I would like to ask about the measurability of the conditional expectation of $Z$ given $X=x$ calculated on the conditional probability measure $\mathbb{P}_{X,Z|Y=y}$.
Assumptions
Let $(\Omega, \mathcal{F}, \mathbb{P})$ be a probability space and let $(\mathcal{X}, \mathcal{A})$ and $(\mathcal{Y}, \mathcal{B})$ be measurable spaces such that the existence of a regular conditional distribution is guaranteed (e.g., Euclidean space). Let $X: \Omega \to \mathcal{X}$, $Y: \Omega \to \mathcal{Y}$ and $Z: \Omega \to \mathbb{R}$ are random quantities (i.e., measurable mappings) such that $\mathbb{E}[\lvert Z \rvert] < \infty$.
For each $y \in \mathcal{X}_2$, let $h(x,y) = \mathbb{E}_{(X,Z) \sim \mathbb{P}_{(X,Z)|Y=y}}[Z|X=x]$, which denote the conditional expectation of $Z$ given $X = x$ calculated in the probability space $(\mathcal{X} \times \mathbb{R}, \mathcal{A} \otimes \mathcal{B}(\mathbb{R}), \mathbb{P}_{X,Z|Y=y})$, where $\mathbb{P}_{X,Z|Y=y}$ is a (regular) conditional distribution of $(X,Z)$ given $Y=y$.
My question
Is the following proposition true? And if it is true, could you tell me how to show it?

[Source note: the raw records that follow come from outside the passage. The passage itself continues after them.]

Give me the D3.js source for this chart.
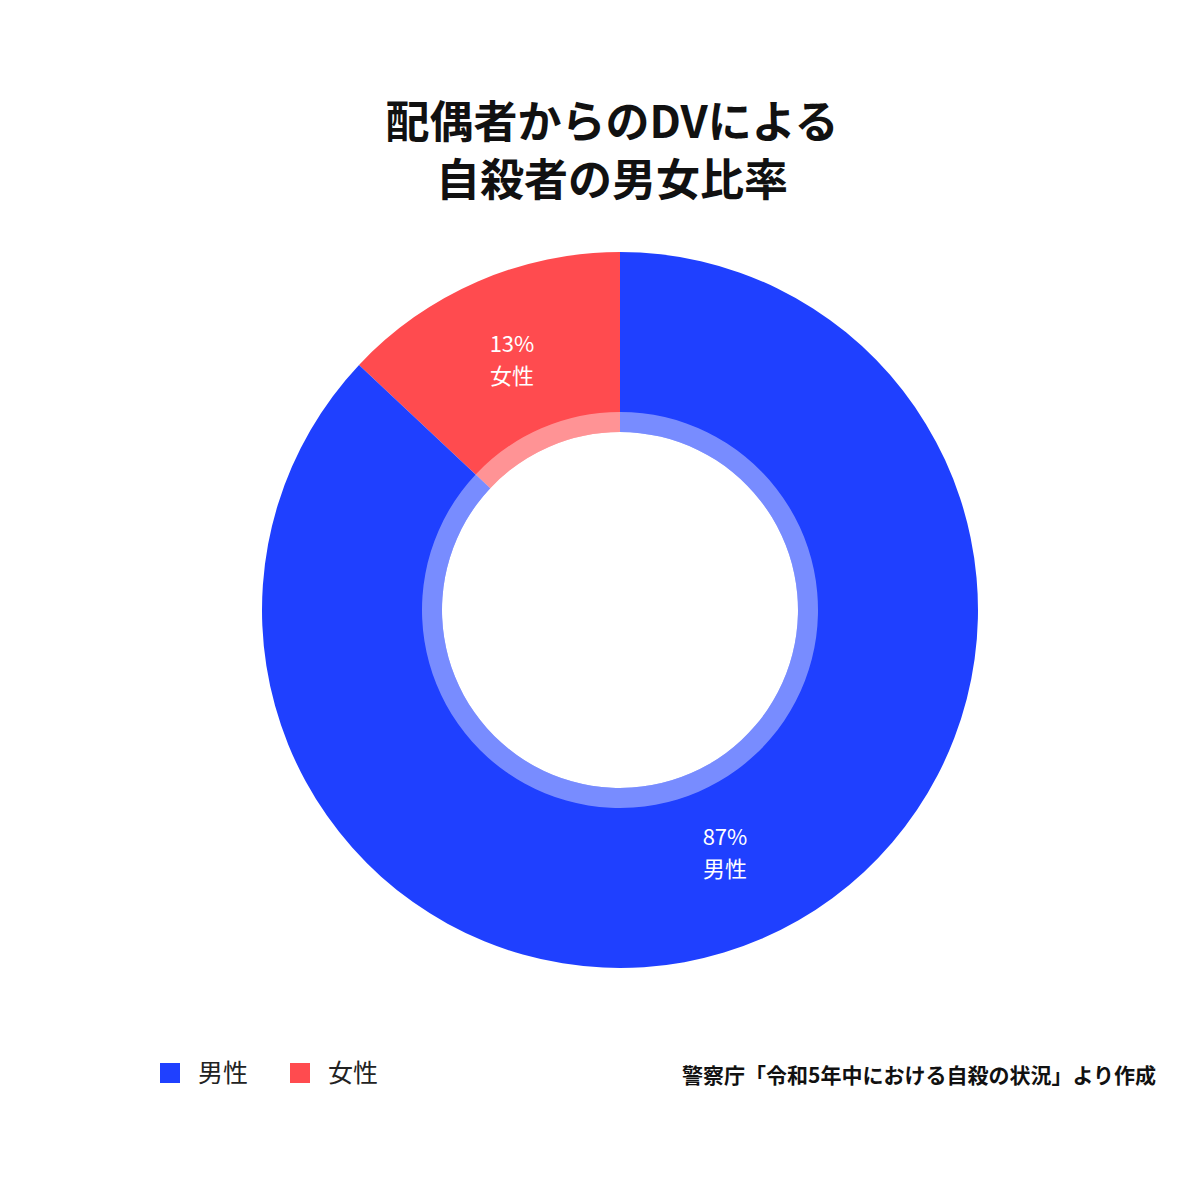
<!DOCTYPE html>
<html><head><meta charset="utf-8">
<script src="https://cdn.jsdelivr.net/npm/d3@7"></script>
<style>body{margin:0;background:#fff}svg{display:block}text{font-family:"Noto Sans CJK JP","Noto Sans",sans-serif}</style>
</head><body>
<script>
// data
var categories = ["女性", "男性"];
var values = [13, 87];
var colors = ["#ff4b4f", "#1f40ff"];
var legendOrder = ["男性", "女性"];
var titleLines = ["配偶者からのDVによる", "自殺者の男女比率"];
var source = "警察庁「令和5年中における自殺の状況」より作成";

var W = 1200, H = 1200, cx = 620, cy = 610;
var rOuter = 358, rInner = 178, rBand = 198;
var svg = d3.select("body").append("svg").attr("width", W).attr("height", H);

svg.selectAll(".title").data(titleLines).enter().append("text")
  .attr("x", 612).attr("y", function(d, i){ return 138 + i * 58; })
  .attr("text-anchor", "middle").attr("font-size", 44).attr("font-weight", 700)
  .attr("fill", "#111").text(function(d){ return d; });

var total = d3.sum(values);
var start = -2 * Math.PI * values[0] / total;
var pie = d3.pie().sort(null).value(function(d){ return d; })
  .startAngle(start).endAngle(start + 2 * Math.PI);
var arcs = pie(values);
var arc = d3.arc().innerRadius(rInner).outerRadius(rOuter);
var band = d3.arc().innerRadius(rInner).outerRadius(rBand);
var g = svg.append("g").attr("transform", "translate(" + cx + "," + cy + ")");
g.selectAll("path.s").data(arcs).enter().append("path").attr("class", "s")
  .attr("d", arc).attr("fill", function(d, i){ return colors[i]; });
g.selectAll("path.b").data(arcs).enter().append("path").attr("class", "b")
  .attr("d", band).attr("fill", "#fff").attr("opacity", 0.4);

var labelPos = [[-108, -258], [105, 235]];
arcs.forEach(function(d, i){
  var t = g.append("text").attr("text-anchor", "middle").attr("fill", "#fff").attr("font-size", 22);
  t.append("tspan").attr("x", labelPos[i][0]).attr("y", labelPos[i][1]).text(values[i] + "%");
  t.append("tspan").attr("x", labelPos[i][0]).attr("y", labelPos[i][1] + 32).text(categories[i]);
});

var leg = svg.append("g");
legendOrder.forEach(function(c, i){
  var x = 160 + i * 130;
  leg.append("rect").attr("x", x).attr("y", 1063).attr("width", 20).attr("height", 20)
    .attr("fill", colors[categories.indexOf(c)]);
  leg.append("text").attr("x", x + 38).attr("y", 1082).attr("font-size", 25).attr("fill", "#222").text(c);
});
svg.append("text").attr("x", 1156).attr("y", 1083).attr("text-anchor", "end")
  .attr("font-size", 21).attr("font-weight", 700).attr("fill", "#111").text(source);
</script>
</body></html>
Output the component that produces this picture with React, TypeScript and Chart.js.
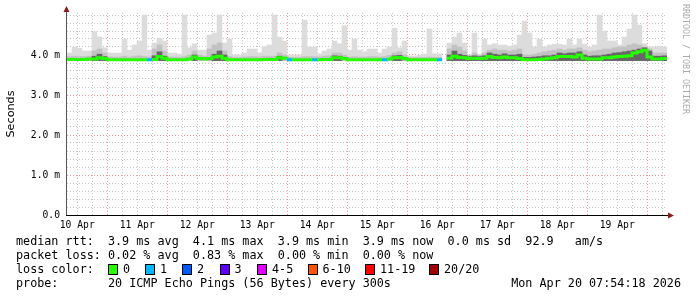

$(x,y) \mapsto h(x,y)$ is a $(\mathcal{A} \otimes \mathcal{B})$-measurable function.
In Double conditional probability, this proposition is assumed, but according to the proof of Theorem B.75. (on page 633) of Theory of Statistics, by Mark J. Schervish, it is true.